**Records provided:**
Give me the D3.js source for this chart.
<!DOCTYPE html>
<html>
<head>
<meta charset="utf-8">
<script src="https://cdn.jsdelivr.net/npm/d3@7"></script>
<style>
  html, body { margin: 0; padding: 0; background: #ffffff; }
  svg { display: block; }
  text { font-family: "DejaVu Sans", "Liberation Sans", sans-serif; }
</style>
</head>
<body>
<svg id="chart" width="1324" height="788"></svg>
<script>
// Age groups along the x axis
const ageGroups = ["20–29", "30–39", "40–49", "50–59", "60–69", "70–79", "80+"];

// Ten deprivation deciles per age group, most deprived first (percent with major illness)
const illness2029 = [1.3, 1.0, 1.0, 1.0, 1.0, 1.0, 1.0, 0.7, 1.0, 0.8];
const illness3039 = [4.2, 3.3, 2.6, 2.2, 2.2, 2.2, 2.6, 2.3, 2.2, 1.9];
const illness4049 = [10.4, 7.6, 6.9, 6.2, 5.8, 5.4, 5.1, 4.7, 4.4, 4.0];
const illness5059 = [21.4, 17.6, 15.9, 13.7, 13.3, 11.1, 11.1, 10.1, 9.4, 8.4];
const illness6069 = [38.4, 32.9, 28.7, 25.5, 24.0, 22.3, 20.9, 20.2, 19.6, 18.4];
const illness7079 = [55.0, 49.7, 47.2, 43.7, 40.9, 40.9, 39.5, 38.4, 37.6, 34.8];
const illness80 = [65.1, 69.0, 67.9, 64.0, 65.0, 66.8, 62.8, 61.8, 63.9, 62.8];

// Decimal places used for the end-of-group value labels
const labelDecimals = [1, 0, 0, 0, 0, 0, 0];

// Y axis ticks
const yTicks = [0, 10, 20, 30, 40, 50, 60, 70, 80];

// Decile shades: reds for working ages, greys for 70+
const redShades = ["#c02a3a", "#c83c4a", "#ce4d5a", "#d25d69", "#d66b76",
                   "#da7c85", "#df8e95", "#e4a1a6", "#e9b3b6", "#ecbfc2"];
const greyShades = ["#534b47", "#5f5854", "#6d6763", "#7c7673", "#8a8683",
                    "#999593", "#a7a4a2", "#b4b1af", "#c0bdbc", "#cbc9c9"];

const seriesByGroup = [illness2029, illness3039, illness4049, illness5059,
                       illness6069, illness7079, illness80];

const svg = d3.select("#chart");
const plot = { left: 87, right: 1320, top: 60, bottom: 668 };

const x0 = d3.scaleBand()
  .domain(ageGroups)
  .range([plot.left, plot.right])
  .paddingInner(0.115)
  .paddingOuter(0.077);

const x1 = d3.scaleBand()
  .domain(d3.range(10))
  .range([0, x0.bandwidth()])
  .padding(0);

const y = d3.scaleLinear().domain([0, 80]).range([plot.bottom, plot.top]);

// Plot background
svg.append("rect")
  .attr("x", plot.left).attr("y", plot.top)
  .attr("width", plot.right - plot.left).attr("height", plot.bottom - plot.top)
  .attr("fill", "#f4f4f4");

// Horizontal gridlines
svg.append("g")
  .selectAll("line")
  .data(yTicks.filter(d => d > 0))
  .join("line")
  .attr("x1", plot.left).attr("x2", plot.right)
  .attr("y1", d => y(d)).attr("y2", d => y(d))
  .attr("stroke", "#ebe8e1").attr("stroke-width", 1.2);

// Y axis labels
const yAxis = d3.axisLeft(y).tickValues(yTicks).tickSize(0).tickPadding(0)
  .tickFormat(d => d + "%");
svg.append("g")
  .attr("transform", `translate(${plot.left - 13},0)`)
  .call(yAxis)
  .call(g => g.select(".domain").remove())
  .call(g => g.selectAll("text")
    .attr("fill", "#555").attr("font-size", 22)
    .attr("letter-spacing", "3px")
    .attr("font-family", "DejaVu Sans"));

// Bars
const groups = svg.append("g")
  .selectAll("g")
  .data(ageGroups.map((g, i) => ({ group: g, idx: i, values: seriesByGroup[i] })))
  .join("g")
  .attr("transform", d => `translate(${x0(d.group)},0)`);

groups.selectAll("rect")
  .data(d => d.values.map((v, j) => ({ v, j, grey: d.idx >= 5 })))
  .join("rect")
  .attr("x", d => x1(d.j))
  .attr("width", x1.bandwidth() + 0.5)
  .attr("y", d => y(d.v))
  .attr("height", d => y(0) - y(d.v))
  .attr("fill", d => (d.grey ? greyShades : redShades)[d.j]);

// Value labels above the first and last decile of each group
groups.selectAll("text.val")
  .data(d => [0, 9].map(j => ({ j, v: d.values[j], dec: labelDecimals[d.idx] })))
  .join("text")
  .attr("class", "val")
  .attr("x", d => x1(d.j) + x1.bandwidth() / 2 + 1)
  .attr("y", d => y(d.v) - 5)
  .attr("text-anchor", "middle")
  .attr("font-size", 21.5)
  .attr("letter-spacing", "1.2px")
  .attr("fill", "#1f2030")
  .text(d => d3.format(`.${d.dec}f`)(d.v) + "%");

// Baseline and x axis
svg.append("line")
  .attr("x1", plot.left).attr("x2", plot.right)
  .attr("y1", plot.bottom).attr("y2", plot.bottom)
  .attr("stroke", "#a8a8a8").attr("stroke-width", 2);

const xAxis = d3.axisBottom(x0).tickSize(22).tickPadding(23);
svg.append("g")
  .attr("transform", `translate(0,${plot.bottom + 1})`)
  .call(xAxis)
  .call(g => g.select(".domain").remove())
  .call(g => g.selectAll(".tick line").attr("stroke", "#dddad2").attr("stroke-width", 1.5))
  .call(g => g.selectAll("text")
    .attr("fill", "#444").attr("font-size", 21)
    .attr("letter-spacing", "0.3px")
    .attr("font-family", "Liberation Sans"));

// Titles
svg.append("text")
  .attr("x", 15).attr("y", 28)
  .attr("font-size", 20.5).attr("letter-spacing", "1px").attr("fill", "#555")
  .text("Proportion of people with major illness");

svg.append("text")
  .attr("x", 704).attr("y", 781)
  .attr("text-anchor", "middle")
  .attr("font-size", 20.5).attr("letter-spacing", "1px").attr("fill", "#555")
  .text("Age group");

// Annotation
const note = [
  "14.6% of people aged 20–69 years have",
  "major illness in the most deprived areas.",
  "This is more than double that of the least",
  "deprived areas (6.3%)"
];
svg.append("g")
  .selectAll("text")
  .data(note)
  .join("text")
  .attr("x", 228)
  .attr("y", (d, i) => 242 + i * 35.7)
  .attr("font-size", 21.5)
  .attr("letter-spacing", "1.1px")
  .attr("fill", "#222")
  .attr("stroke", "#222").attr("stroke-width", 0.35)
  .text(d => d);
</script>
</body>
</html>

---

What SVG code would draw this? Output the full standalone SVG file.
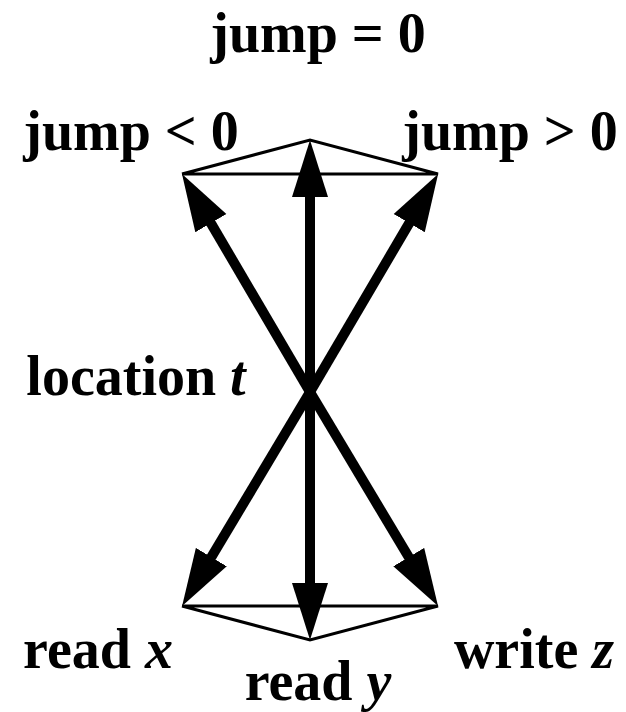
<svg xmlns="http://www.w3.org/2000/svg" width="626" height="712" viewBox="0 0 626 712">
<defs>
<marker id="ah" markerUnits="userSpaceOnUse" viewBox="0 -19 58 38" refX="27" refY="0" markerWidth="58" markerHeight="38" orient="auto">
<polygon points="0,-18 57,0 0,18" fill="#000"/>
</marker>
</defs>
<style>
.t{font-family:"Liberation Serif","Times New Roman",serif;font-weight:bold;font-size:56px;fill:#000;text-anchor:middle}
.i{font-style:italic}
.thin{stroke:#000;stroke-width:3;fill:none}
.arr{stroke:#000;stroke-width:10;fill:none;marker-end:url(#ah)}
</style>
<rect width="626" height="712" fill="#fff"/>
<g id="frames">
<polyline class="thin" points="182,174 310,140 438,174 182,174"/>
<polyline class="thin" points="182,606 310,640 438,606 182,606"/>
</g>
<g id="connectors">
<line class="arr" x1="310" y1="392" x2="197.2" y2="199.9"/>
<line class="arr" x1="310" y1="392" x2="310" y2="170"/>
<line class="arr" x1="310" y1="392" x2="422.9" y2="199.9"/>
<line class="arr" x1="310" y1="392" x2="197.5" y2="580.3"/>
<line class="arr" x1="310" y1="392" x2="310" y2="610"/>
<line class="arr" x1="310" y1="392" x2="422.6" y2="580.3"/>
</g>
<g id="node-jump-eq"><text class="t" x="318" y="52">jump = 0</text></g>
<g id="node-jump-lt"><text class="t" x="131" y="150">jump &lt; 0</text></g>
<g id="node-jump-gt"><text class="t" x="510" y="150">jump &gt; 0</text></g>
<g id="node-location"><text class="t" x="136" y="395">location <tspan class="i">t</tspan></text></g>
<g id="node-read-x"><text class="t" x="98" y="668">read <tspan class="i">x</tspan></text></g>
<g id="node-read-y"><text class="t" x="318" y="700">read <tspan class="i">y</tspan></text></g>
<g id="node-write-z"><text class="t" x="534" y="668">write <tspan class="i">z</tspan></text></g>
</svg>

==

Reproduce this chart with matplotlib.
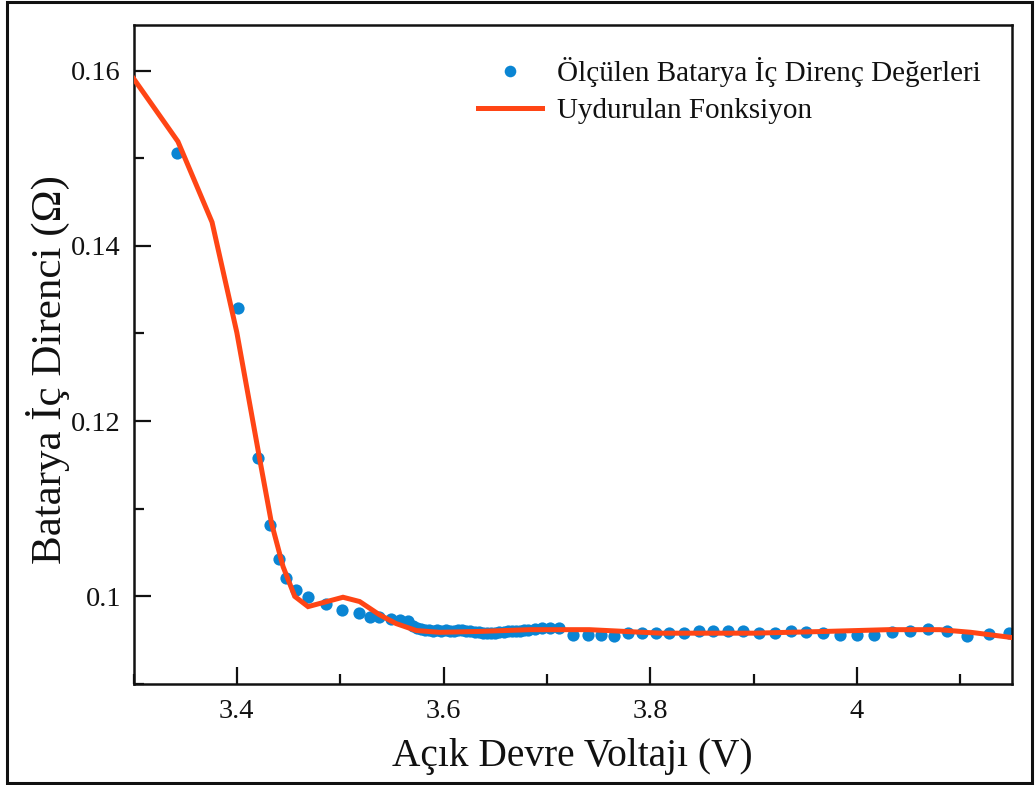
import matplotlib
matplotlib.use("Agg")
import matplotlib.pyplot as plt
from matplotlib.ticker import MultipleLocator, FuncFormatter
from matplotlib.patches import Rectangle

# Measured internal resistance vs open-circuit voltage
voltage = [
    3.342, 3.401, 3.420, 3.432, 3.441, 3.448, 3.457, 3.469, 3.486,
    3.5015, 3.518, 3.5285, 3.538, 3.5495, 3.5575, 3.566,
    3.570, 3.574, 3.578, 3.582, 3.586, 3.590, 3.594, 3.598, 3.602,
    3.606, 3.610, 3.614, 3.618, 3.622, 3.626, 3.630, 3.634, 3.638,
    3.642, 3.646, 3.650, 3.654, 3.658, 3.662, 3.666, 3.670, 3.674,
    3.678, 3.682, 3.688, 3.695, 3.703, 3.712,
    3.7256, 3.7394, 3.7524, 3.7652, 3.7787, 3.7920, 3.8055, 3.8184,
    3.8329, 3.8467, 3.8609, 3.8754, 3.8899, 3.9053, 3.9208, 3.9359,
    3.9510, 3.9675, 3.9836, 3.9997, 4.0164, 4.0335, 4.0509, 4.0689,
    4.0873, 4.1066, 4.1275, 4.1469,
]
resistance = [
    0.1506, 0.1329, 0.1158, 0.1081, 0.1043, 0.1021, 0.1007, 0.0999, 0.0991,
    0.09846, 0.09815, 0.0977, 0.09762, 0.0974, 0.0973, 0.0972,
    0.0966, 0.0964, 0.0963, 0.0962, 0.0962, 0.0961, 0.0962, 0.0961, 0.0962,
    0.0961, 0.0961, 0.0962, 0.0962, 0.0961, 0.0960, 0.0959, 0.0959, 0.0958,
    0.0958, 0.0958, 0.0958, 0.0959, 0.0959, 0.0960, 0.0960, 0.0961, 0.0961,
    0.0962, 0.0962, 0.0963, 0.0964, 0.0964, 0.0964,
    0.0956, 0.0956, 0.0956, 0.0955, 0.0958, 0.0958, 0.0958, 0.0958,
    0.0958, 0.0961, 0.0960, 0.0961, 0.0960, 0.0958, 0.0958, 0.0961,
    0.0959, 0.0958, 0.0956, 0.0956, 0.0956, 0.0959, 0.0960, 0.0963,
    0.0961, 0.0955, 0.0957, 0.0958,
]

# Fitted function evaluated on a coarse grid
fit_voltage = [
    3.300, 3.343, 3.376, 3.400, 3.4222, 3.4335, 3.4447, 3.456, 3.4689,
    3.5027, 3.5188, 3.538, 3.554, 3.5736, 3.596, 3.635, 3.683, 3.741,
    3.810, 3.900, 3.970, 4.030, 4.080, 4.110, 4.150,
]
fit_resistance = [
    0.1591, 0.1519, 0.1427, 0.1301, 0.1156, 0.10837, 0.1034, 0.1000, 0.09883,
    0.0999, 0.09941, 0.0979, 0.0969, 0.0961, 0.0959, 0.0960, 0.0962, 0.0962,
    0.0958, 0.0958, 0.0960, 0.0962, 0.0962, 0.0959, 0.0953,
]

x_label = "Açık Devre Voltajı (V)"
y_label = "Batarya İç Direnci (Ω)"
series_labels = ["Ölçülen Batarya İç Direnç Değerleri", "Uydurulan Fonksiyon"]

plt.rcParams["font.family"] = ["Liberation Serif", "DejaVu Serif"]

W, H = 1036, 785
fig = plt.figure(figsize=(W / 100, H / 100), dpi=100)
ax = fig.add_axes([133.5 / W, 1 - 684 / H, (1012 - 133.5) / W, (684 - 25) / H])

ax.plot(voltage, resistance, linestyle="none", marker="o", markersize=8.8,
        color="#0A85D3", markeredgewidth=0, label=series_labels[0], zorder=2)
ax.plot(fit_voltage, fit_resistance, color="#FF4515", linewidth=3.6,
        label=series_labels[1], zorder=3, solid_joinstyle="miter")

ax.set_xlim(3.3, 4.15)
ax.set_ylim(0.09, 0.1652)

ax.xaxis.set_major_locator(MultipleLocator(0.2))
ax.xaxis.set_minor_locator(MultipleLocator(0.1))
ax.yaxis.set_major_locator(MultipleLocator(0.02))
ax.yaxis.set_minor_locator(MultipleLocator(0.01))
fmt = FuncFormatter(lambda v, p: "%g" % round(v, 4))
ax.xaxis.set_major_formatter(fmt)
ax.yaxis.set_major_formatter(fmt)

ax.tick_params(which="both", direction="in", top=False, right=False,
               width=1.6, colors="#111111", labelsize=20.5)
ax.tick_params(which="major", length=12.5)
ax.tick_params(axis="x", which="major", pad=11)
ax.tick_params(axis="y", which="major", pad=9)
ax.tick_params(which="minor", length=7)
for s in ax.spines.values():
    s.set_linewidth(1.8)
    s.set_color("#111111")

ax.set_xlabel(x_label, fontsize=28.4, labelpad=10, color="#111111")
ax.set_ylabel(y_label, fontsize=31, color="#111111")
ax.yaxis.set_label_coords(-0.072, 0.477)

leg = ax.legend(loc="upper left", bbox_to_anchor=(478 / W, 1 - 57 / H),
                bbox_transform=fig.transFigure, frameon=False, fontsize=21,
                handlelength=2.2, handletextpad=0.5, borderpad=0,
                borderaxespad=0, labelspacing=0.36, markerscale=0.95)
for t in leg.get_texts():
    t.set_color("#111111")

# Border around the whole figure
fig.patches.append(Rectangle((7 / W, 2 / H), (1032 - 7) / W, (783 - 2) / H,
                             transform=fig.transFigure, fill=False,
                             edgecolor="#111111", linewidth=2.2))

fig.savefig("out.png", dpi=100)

**Problem requirements:**
Reproduce verbatim only the segment of the listing bounded by the line containing "Give me the D3.js source for this chart." and the line containing "60, 70, 80];", with both boundary lines included.

**Answer to the problem:**
Give me the D3.js source for this chart.
<!DOCTYPE html>
<html>
<head>
<meta charset="utf-8">
<script src="https://cdn.jsdelivr.net/npm/d3@7"></script>
<style>
  html, body { margin: 0; padding: 0; background: #ffffff; }
  svg { display: block; }
  text { font-family: "DejaVu Sans", "Liberation Sans", sans-serif; }
</style>
</head>
<body>
<svg id="chart" width="1324" height="788"></svg>
<script>
// Age groups along the x axis
const ageGroups = ["20–29", "30–39", "40–49", "50–59", "60–69", "70–79", "80+"];

// Ten deprivation deciles per age group, most deprived first (percent with major illness)
const illness2029 = [1.3, 1.0, 1.0, 1.0, 1.0, 1.0, 1.0, 0.7, 1.0, 0.8];
const illness3039 = [4.2, 3.3, 2.6, 2.2, 2.2, 2.2, 2.6, 2.3, 2.2, 1.9];
const illness4049 = [10.4, 7.6, 6.9, 6.2, 5.8, 5.4, 5.1, 4.7, 4.4, 4.0];
const illness5059 = [21.4, 17.6, 15.9, 13.7, 13.3, 11.1, 11.1, 10.1, 9.4, 8.4];
const illness6069 = [38.4, 32.9, 28.7, 25.5, 24.0, 22.3, 20.9, 20.2, 19.6, 18.4];
const illness7079 = [55.0, 49.7, 47.2, 43.7, 40.9, 40.9, 39.5, 38.4, 37.6, 34.8];
const illness80 = [65.1, 69.0, 67.9, 64.0, 65.0, 66.8, 62.8, 61.8, 63.9, 62.8];

// Decimal places used for the end-of-group value labels
const labelDecimals = [1, 0, 0, 0, 0, 0, 0];

// Y axis ticks
const yTicks = [0, 10, 20, 30, 40, 50, 60, 70, 80];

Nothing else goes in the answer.